Alhamdulillah, hanya Rp150rb saya sudah mendapatkan ruangan dengan televisi, kipas angin, dan kamar mandi dalam. Ruangannya bersih, stafnya cukup ramah dan…
Oh iya, pantai Sebalangnya, matahari kelelepnya…
“Jangan lama-lama ya bang…” Staf hotel tiba-tiba bernada khawatir. Kenapa? Ada apa?
“Insya Allah maghrib saya kembali.” Saya menegaskan. Mereka sedikit tenang. Katanya kalau mau ke pantai Sebalang ikutin maps si mbah saja. Dan ternyata pantainya ada di dalam jalan yang menurun tadi! Dan coba tebak? Aksesnya nggak bagus. Saya tidak tahu apakah pasir atau beton rusak yang pasti saya tidak bisa memacu si Pirikidil di atas 10km per jam karena itu.
Ini versi mulusnya.
Tapi Pantai Sebalang ini hanya kurang lebih 1km dari jalanan utama sih. Saya tebak ini angkotable.
Eh, itu mataharinya sudah siap-siap dari jauh. Saya ditunjukkan pantai yang ada pohon setengah tenggelam. Parkirnya Rp10000, dan ada penumpang duduk di atas kursi pantai juga tiba-tiba ditagih Rp10000 (what?).
Pengunjung sudah ramai, masih masyarakat sana juga. Tapi memang pertunjukkan matahari tercelup di atas lautan memang jarang mengecewakan sih, atau bahkan tidak pernah mengecewakan?
Oh iya, sudah mau maghrib! Duh, baliknya harus lewat jalan tadi ya? Malesin… hehe…
Sesampainya di hotel, staf hotel langsung mengamankan si Pirikidil di dalam ruangan khusus dan gerbangnya langsung digembok. Wedew, semenyeramkan itu kah malam hari di Lampung? Mungkin isu begal sudah lengket di benak orang Lampung itu sendiri, bukan cuma orang-orang di luar Lampung saja. Saya tidak tahu.
Tapi alhamdulillah homestaynya dekat minimarket, tapi harus nyebrang dulu.
Mana jalannya serem lagi kendaraan pada brutal semua ngebutnya. Untung saya ikut emak-emak nyebrang hehe… Setelah dari minimarket saya beli bakso urat Rp12rebu doang. Penjual baksonya badannya gede bertato, tapi nggak masalah kok yang penting saya tidak merasa terintimidasi olehnya hehe. Rasa baksonya juga lumayan.
Okai, bersiap untuk menjelajah esok harinya! Saya mau istirahat dulu.
Next stop! Pantai Bagus! Sebenarnya saya mau ke Pantai Bagus, tapi karena satu arah sama Pantai Tapak Kera dan saya nemu plangnya duluan, jadi saya ke sana.

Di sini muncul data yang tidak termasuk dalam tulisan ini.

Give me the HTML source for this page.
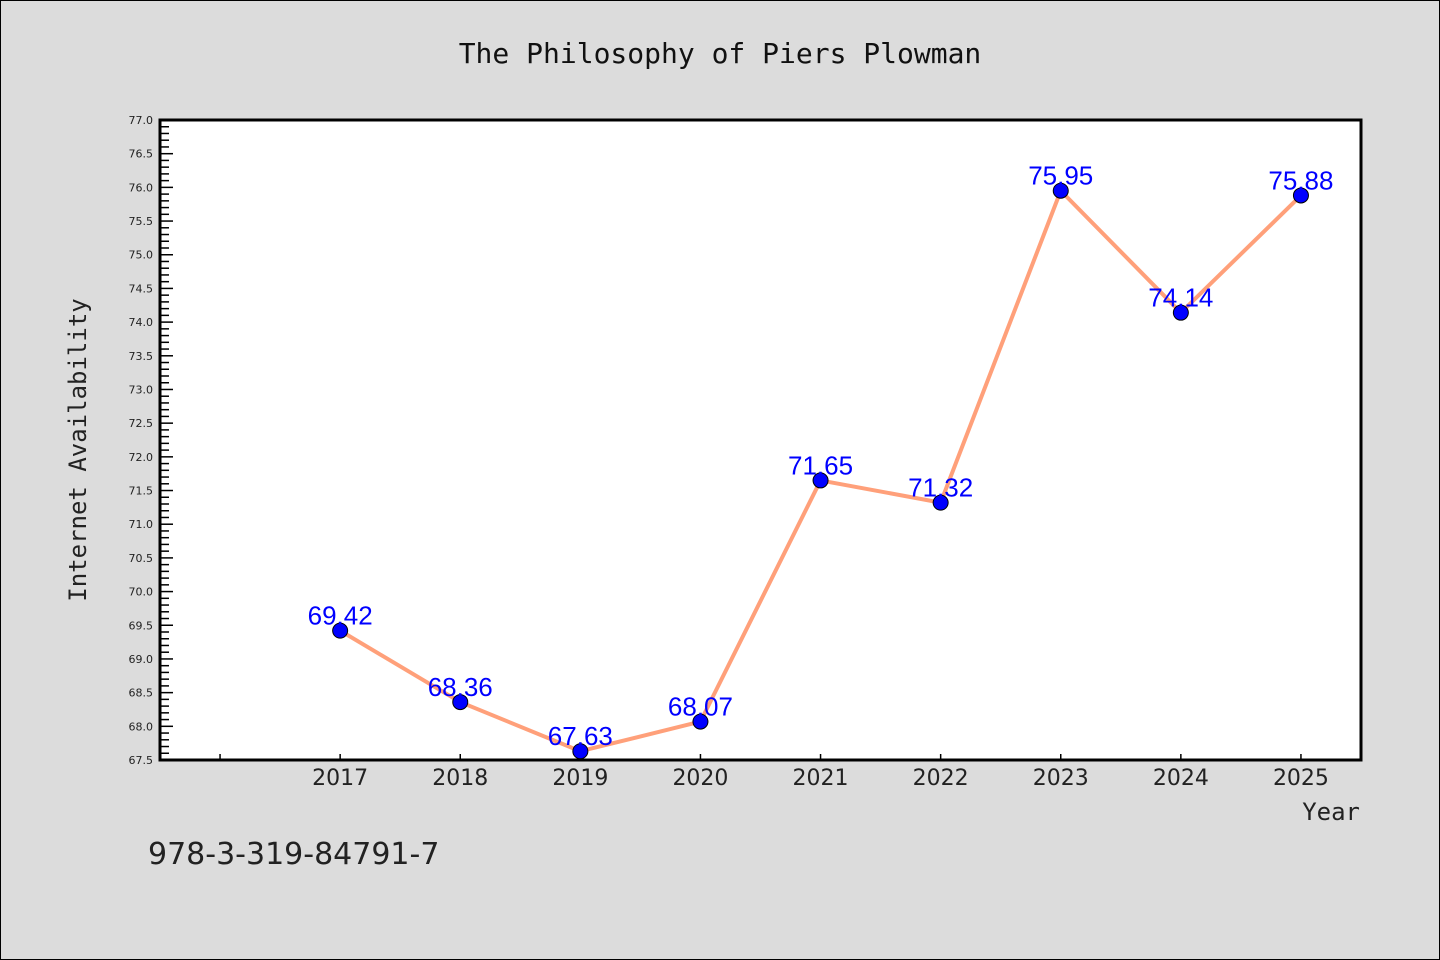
<!DOCTYPE html>
<html><head><meta charset="utf-8"><style>
html,body{margin:0;padding:0;background:#dcdcdc;}
svg{display:block;font-family:"DejaVu Sans","Liberation Sans",sans-serif;}
</style></head><body>
<svg id="chart" width="1440" height="960">
<rect x="0.5" y="0.5" width="1439" height="959" fill="#dcdcdc" stroke="#000"/>
<text x="720" y="63" text-anchor="middle" font-size="28" fill="#111" font-family="DejaVu Sans Mono,Liberation Mono,monospace">The Philosophy of Piers Plowman</text>
<rect x="160" y="120" width="1201" height="640" fill="#fff"/>
<g id="axes"></g>
<g id="series"></g>
<rect x="160" y="120" width="1201" height="640" fill="none" stroke="#000" stroke-width="3"/>
<text x="86" y="450" text-anchor="middle" font-size="24" fill="#222" transform="rotate(-90 86 450)" font-family="DejaVu Sans Mono,Liberation Mono,monospace">Internet Availability</text>
<text x="1360" y="820" text-anchor="end" font-size="24" fill="#222" font-family="DejaVu Sans Mono,Liberation Mono,monospace">Year</text>
<text x="148" y="864" font-size="30" fill="#222">978-3-319-84791-7</text>
</svg>
<script>
const years = [2017,2018,2019,2020,2021,2022,2023,2024,2025];
const values = [69.42,68.36,67.63,68.07,71.65,71.32,75.95,74.14,75.88];
const valueLabels = ["69.42","68.36","67.63","68.07","71.65","71.32","75.95","74.14","75.88"];
const yMin = 67.5, yMax = 77.0;
const xMin = 2015.5, xMax = 2025.5;
const L=160,R=1361,T=120,B=760;
function xs(v){return L+(v-xMin)/(xMax-xMin)*(R-L);}
function ys(v){return B-(v-yMin)/(yMax-yMin)*(B-T);}
const NS="http://www.w3.org/2000/svg";
const axes=document.getElementById('axes'), series=document.getElementById('series');
function mk(tag,attrs,parent){const e=document.createElementNS(NS,tag);for(const k in attrs)e.setAttribute(k,attrs[k]);parent.appendChild(e);return e;}
for(let i=0;i<=95;i++){
  const v=yMin+i*0.1, y=ys(v), major=i%5===0;
  const t=mk('line',{x1:L,x2:L+(major?13:9),y1:y,y2:y,stroke:'#000','stroke-width':1.5},axes);
  
  
  if(major){
    const lb=mk('text',{x:L-7,y:y+4,'text-anchor':'end','font-size':11,fill:'#222'},axes);
    lb.textContent=v.toFixed(1);
    
    
  }
}
for(let yr=2016;yr<=2025;yr++){
  const x=xs(yr);
  const t=mk('line',{x1:x,x2:x,y1:B,y2:B-6,stroke:'#000','stroke-width':1.5},axes);
  
  
}
years.forEach(yr=>{
  const lb=mk('text',{x:xs(yr),y:B+25,'text-anchor':'middle','font-size':22,fill:'#222'},axes);
  lb.textContent=yr;
  
  
});
const pts=years.map((yr,i)=>xs(yr)+','+ys(values[i])).join(' ');
const line=mk('polyline',{points:pts,fill:'none',stroke:'#ffa07a','stroke-width':4,'stroke-linejoin':'round'},series);


years.forEach((yr,i)=>{
  const c=mk('circle',{cx:xs(yr),cy:ys(values[i]),r:7.5,fill:'#0000ff',stroke:'#000','stroke-width':1},series);
  
  
  const lb=mk('text',{x:xs(yr),y:ys(values[i])-6,'text-anchor':'middle','font-size':26,fill:'#0000ff','font-family':'Liberation Sans,sans-serif'},series);
  lb.textContent=valueLabels[i];
  
  
});
</script>
</body></html>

Saya cek-ot dan staf homestay bertanya apa saya dari Jakarta sewaktu melihat plat si Pirikidil dan saya mengangguk. Sendirian? Ia tanya kembali, saya mengangguk lagi. Setelah itu, saya meninggalkannya dalam kondisi yang masih terbengong-bengong hahah.
Kembali lagi ke jalanan yang dimana pengendara sepertinya dituntut untuk memacu kendaraannya hingga 80km per jam, namun kali ini dengan pemandangan Gunung Rajabasa.
Kemudian 40km dari homestay atau sekitar satu jam kurang, saya disuruh belok kanan oleh simbah Gugel. Dari sanalah saya bertemu plang Pantai Bagus tidak jauh dari jalan utama. Saya tebak itu angkotable juga. Jadi saya masuk dan ditagih Rp15000 oleh petugas yang tidak begitu ramah dan saya tidak menerima tiket masuknya. Yasudalah. Yang penting pantainya sudah terlihat jelas.
Buset pantainya bening! Subhanallaahi wa bihamdih. Belum lagi Gunung Rajabasa dengan gagahnya mejeng dari kejauhan. Matahari dengan ramah memberi saya ucapan selamat pagi, semua bersahabat di sini, kecuali mungkin ya… petugas yang tadi hahah.
Ada ayunan juga, dan sepeda motor dapat langsung parkir di pantainya. AK YES! Akan saya jadikan momen bersejarah bagi si Pirikidil!
Saya tidak akan cap-cip-cup lagi, saya hanya bisa menyediakan foto-foto untuk menggantikan saya bercerita tentang bagaimana panorama si Pantai Bagus yang benar-benar bagus ini. Apalagi yang berada di pantai ini cuma bisa dihitung jari. Sumringah saya semakin melebar.